Jesteście jeszcze przed publikacją wyników za III kwartał. Czy był to udany okres dla spółki?
Jesteśmy zadowoleni z wyników wypracowanych w tym okresie. III kwartał jest generalnie odzwierciedleniem tych trendów, które można było zaobserwować w I półroczu. Sytuacja na naszych głównych rynkach jest stabilna, wciąż utrzymuje się popyt branży meblarskiej. Na pewno jednym ze sprzyjających czynników była korzystna sytuacja na rynkach surowców. Z drugiej strony spadek cen sprzedaży płyty zneutralizował częściowo ten efekt. Cały czas rynek płyty w Polsce jest pod presją producentów ze Wschodu. Trzeba też brać pod uwagę pewną sezonowość naszej działalności – z reguły lepiej wypadamy w IV kwartale.
Jak sobie radzą poszczególne segmenty?
Porównując segment zachodni i wschodni, zdecydowanie lepiej wypada ten pierwszy. Widać tam wyraźną progresję wyników. Pomaga nam dobra koniunktura w sektorze budowlano-mieszkaniowym w krajach Europy Zachodniej. Są również efekty po stronie kosztów, które udaje się osiągać dzięki prowadzonej reorganizacji w niemieckich zakładach.

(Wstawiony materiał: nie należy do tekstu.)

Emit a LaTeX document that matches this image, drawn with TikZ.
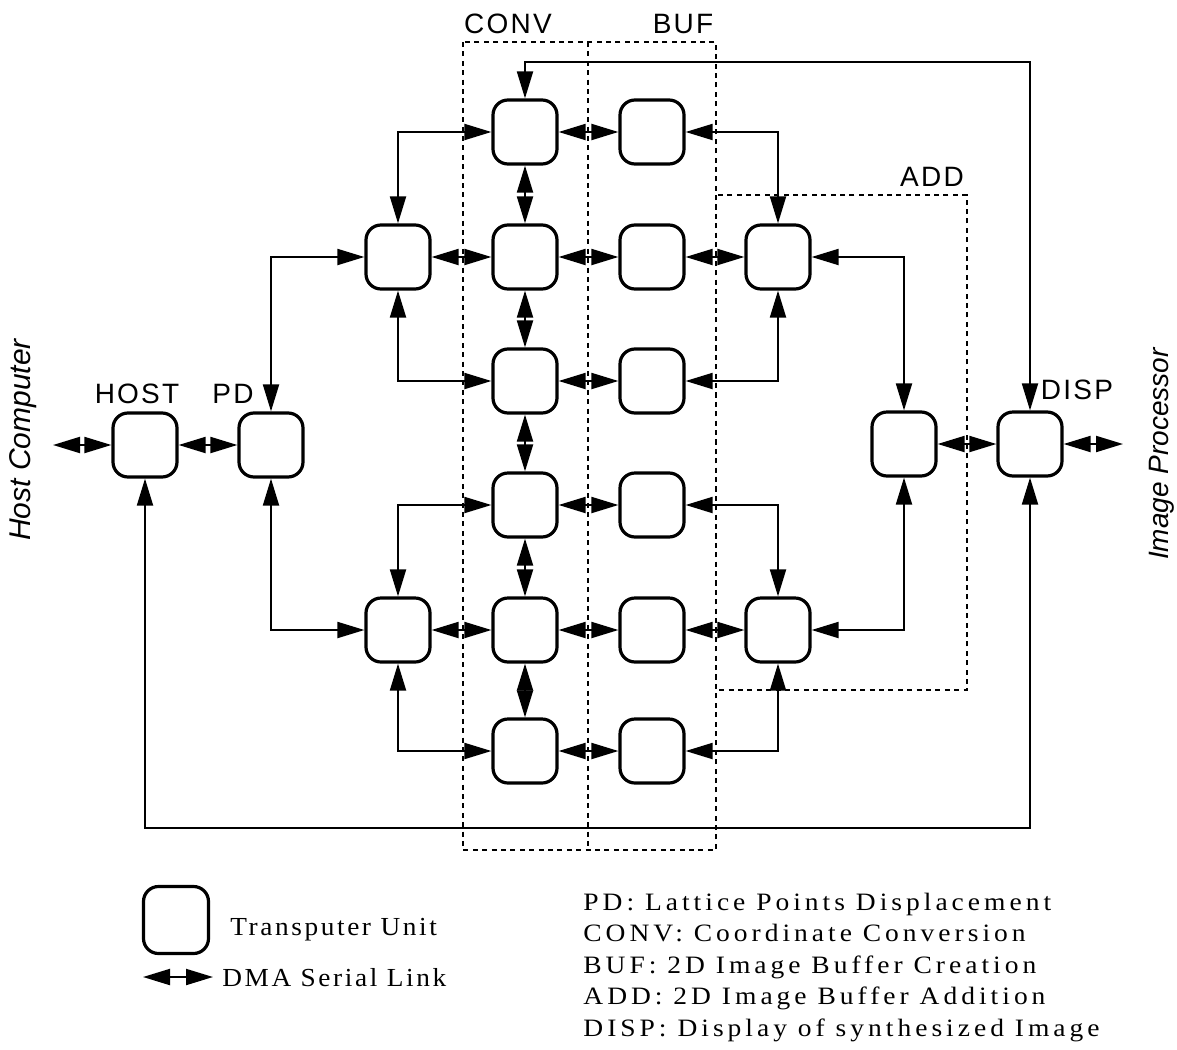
\documentclass[tikz,border=0pt]{standalone}
\usepackage{fontspec}
\setmainfont{Liberation Serif}
\newfontfamily\legfont[FakeStretch=1.05,LetterSpace=10]{Liberation Serif}
\newfontfamily\defsfont[FakeStretch=1.1,LetterSpace=16]{Liberation Serif}
\newfontfamily\labfont[LetterSpace=8]{Liberation Sans}
\newfontfamily\sidefont{Liberation Sans}
\usetikzlibrary{arrows.meta}
\begin{document}
\begin{tikzpicture}[x=0.5pt,y=-0.5pt,
  unit/.style={draw, line width=1.6pt, rounded corners=7.5pt, minimum width=32pt, minimum height=32pt, inner sep=0pt, fill=white},
  link/.style={line width=1pt, {Triangle[length=13.5pt,width=8pt]}-{Triangle[length=13.5pt,width=8pt]}},
  dashbox/.style={line width=1.3pt, dash pattern=on 2.5pt off 2.2pt},
  lab/.style={font=\labfont\fontsize{14pt}{16pt}\selectfont, anchor=base, inner sep=0pt},
  leg/.style={font=\legfont\fontsize{13pt}{15pt}\selectfont, anchor=base west, inner sep=0pt},
  defs/.style={font=\defsfont\fontsize{12.5pt}{14pt}\selectfont, anchor=base west, inner sep=0pt},
  side/.style={font=\sidefont\itshape\fontsize{14pt}{16pt}\selectfont, rotate=90, inner sep=0pt}
]
\useasboundingbox (0,0) rectangle (1177,1049);

% dashed groups
\draw[dashbox] (463,42) rectangle (716,850);
\draw[dashbox] (588,42) -- (588,850);
\draw[dashbox] (716,195) rectangle (967,690);

% units
\node[unit] (host) at (145,445) {};
\node[unit] (pd) at (271,445) {};
\node[unit] (L2) at (398,257) {};
\node[unit] (L5) at (398,630) {};
\node[unit] (C1) at (525,132) {};
\node[unit] (C2) at (525,257) {};
\node[unit] (C3) at (525,381) {};
\node[unit] (C4) at (525,505) {};
\node[unit] (C5) at (525,630) {};
\node[unit] (C6) at (525,751) {};
\node[unit] (B1) at (652,132) {};
\node[unit] (B2) at (652,257) {};
\node[unit] (B3) at (652,381) {};
\node[unit] (B4) at (652,505) {};
\node[unit] (B5) at (652,630) {};
\node[unit] (B6) at (652,751) {};
\node[unit] (R2) at (778,257) {};
\node[unit] (R5) at (778,630) {};
\node[unit] (add) at (904,444) {};
\node[unit] (disp) at (1030,444) {};

% free ends and corners
\coordinate (hostl) at (53,445);
\coordinate (dispr) at (1123,444);
\coordinate (tr) at (1030,62);
\coordinate (br) at (1030,828);

% links
\draw[link] (host.west) -- (hostl);
\draw[link] (host.east) -- (pd.west);
\draw[link] (pd.north) |- (L2.west);
\draw[link] (pd.south) |- (L5.west);
\draw[link] (L2.north) |- (C1.west);
\draw[link] (L2.south) |- (C3.west);
\draw[link] (L2.east) -- (C2.west);
\draw[link] (L5.north) |- (C4.west);
\draw[link] (L5.south) |- (C6.west);
\draw[link] (L5.east) -- (C5.west);
\draw[link] (C1.south) -- (C2.north);
\draw[link] (C2.south) -- (C3.north);
\draw[link] (C3.south) -- (C4.north);
\draw[link] (C4.south) -- (C5.north);
\draw[link] (C5.south) -- (C6.north);
\draw[link] (C1.east) -- (B1.west);
\draw[link] (C2.east) -- (B2.west);
\draw[link] (C3.east) -- (B3.west);
\draw[link] (C4.east) -- (B4.west);
\draw[link] (C5.east) -- (B5.west);
\draw[link] (C6.east) -- (B6.west);
\draw[link] (B1.east) -| (R2.north);
\draw[link] (B2.east) -- (R2.west);
\draw[link] (B3.east) -| (R2.south);
\draw[link] (B4.east) -| (R5.north);
\draw[link] (B5.east) -- (R5.west);
\draw[link] (B6.east) -| (R5.south);
\draw[link] (R2.east) -| (add.north);
\draw[link] (R5.east) -| (add.south);
\draw[link] (add.east) -- (disp.west);
\draw[link] (disp.east) -- (dispr);
\draw[link] (disp.north) -- (tr) -| (C1.north);
\draw[link] (host.south) |- (br) -- (disp.south);

% labels
\node[lab] (tconv) at (508,33) {CONV};
\node[lab] (tbuf) at (683,33) {BUF};
\node[lab] (tadd) at (932,186) {ADD};
\node[lab] (thost) at (137,403) {HOST};
\node[lab] (tpd) at (233,403) {PD};
\node[lab] (tdisp) at (1077,399) {DISP};
\node[side, font=\sidefont\itshape\fontsize{15pt}{17pt}\selectfont] (thc) at (23,440) {Host Computer};
\node[side] (tip) at (1162,454) {Image Processor};

% legend
\node[unit, minimum width=32.5pt, minimum height=33.5pt] (legbox) at (176,920) {};
\coordinate (la) at (143,977);
\coordinate (lb) at (213,977);
\draw[link] (la) -- (lb);
\node[leg] (ltu) at (230,935) {Transputer Unit};
\node[leg] (ldma) at (222,986) {DMA Serial Link};
\node[defs] (l1) at (583,910) {PD: Lattice Points Displacement};
\node[defs] (l2) at (583,941.5) {CONV: Coordinate Conversion};
\node[defs] (l3) at (583,973) {BUF: 2D Image Buffer Creation};
\node[defs] (l4) at (583,1004.5) {ADD: 2D Image Buffer Addition};
\node[defs] (l5) at (583,1036) {DISP: Display of synthesized Image};
\end{tikzpicture}
\end{document}
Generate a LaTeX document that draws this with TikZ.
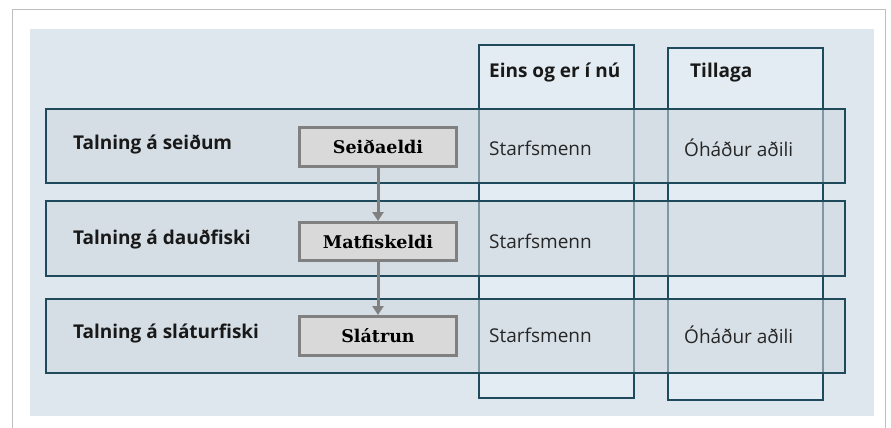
\documentclass[tikz,border=0pt]{standalone}
\usepackage{fontspec}
\setmainfont{Open Sans}
\newfontfamily\serifb{DejaVu Serif}
\usetikzlibrary{arrows.meta}
\definecolor{panelc}{HTML}{DFE7EE}
\definecolor{colfill}{HTML}{E3ECF2}
\definecolor{rowfill}{HTML}{CED7DE}
\definecolor{edge}{HTML}{1E4A5C}
\definecolor{pfill}{HTML}{D9D9D9}
\definecolor{pedge}{HTML}{808080}
\definecolor{framec}{HTML}{BFBFBF}
\tikzset{
  colbox/.style={draw=edge, fill=colfill, line width=1.8pt, anchor=north west, minimum width=155pt, inner sep=0pt},
  rowbox/.style={draw=edge, fill=rowfill, fill opacity=0.55, line width=1.8pt, anchor=north west, minimum width=799pt, inner sep=0pt},
  procbox/.style={draw=pedge, fill=pfill, line width=3pt, anchor=north west, minimum width=157pt, inner sep=0pt, font=\serifb\bfseries\fontsize{17.5}{20}\selectfont, text=black},
  lbl/.style={anchor=west, inner sep=0pt, font=\bfseries\fontsize{19}{22}\selectfont, text=black!90},
  cell/.style={anchor=west, inner sep=0pt, font=\fontsize{19}{22}\selectfont, text=black!85},
  arr/.style={draw=pedge, line width=3pt, -{Triangle[length=9pt,width=11pt]}}
}
\begin{document}
\begin{tikzpicture}[x=1pt,y=-1pt]
\useasboundingbox (0,0) rectangle (891,428);
\fill[white] (0,0) rectangle (891,428);
\draw[framec, line width=1pt] (12,440) -- (12,10) -- (885,10) -- (885,440);
\fill[panelc] (30,29) rectangle (874,416);
% columns
\node[colbox, minimum height=353pt] (c1) at (478,44) {};
\node[colbox, minimum height=352pt] (c2) at (667,47) {};
% rows
\node[rowbox, minimum height=74pt] (r1) at (45,108) {};
\node[rowbox, minimum height=75pt] (r2) at (45,200) {};
\node[rowbox, minimum height=74pt] (r3) at (45,298) {};
% process boxes
\node[procbox, minimum height=39pt] (p1) at (298,126) {Seiðaeldi};
\node[procbox, minimum height=38pt] (p2) at (298,221) {Matfiskeldi};
\node[procbox, minimum height=39pt] (p3) at (298,315) {Slátrun};
\draw[arr] (p1.south) -- (p2.north);
\draw[arr] (p2.south) -- (p3.north);
% labels
\node[lbl] (l1) at (73,144) {Talning á seiðum};
\node[lbl] (l2) at (73,239) {Talning á dauðfiski};
\node[lbl] (l3) at (73,334) {Talning á sláturfiski};
\node[lbl] (h1) at (489,73) {Eins og er í nú};
\node[lbl] (h2) at (690,73) {Tillaga};
\node[cell] (s1) at (489,148) {Starfsmenn};
\node[cell] (o1) at (684,148) {Óháður aðili};
\node[cell] (s2) at (489,241) {Starfsmenn};
\node[cell] (s3) at (489,335) {Starfsmenn};
\node[cell] (o3) at (684,335) {Óháður aðili};
\end{tikzpicture}
\end{document}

Z kolei w segmencie wschodnim głównym wyzwaniem są spadające obroty. To oczywiście w dużej mierze efekt sygnalizowanego już na początku roku spadku wolumenów sprzedaży płyt MDF/HDF w fabryce w Grajewie, co jest widoczne, porównując wyniki rok do roku. Przy czym negatywny efekt jest głównie widoczny w obrotach, bez większego wpływu na wynik EBITDA. Dodatkowo notujemy spadek wolumenów sprzedaży na rynkach wschodnich. Do tego dochodzi efekt translacji wynikający z różnic kursowych.